Instructions to follow -> Quote the listing below word for word, stopping after the line that contains "from matplotlib.patches import Rectangle".

--- BEGIN Information supplied ---

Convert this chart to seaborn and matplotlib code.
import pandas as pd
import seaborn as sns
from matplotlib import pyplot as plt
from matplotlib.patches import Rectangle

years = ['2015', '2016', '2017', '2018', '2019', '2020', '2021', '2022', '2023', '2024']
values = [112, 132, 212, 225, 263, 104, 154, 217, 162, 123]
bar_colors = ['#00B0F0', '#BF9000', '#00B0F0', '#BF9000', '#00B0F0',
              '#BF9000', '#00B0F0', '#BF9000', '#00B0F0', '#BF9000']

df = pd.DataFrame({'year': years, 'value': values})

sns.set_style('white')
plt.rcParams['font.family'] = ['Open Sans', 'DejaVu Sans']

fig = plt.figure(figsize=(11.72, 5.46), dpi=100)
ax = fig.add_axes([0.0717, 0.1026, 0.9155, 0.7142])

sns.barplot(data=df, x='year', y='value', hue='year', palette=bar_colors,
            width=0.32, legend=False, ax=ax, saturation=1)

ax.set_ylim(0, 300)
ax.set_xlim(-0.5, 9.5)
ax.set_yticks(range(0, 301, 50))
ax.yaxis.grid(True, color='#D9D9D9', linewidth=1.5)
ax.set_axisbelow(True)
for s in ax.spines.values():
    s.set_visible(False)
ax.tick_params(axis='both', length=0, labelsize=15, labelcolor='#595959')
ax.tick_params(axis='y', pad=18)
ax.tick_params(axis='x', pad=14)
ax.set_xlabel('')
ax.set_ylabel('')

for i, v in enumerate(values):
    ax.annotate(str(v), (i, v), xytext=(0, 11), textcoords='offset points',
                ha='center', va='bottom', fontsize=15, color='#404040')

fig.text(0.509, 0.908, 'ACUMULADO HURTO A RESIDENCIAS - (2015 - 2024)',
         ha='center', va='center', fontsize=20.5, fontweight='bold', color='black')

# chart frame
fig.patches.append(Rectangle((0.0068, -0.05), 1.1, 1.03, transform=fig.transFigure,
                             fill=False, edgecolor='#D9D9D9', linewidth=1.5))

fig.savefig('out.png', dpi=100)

--- END Information supplied ---

Result of the exercise ->
Convert this chart to seaborn and matplotlib code.
import pandas as pd
import seaborn as sns
from matplotlib import pyplot as plt
from matplotlib.patches import Rectangle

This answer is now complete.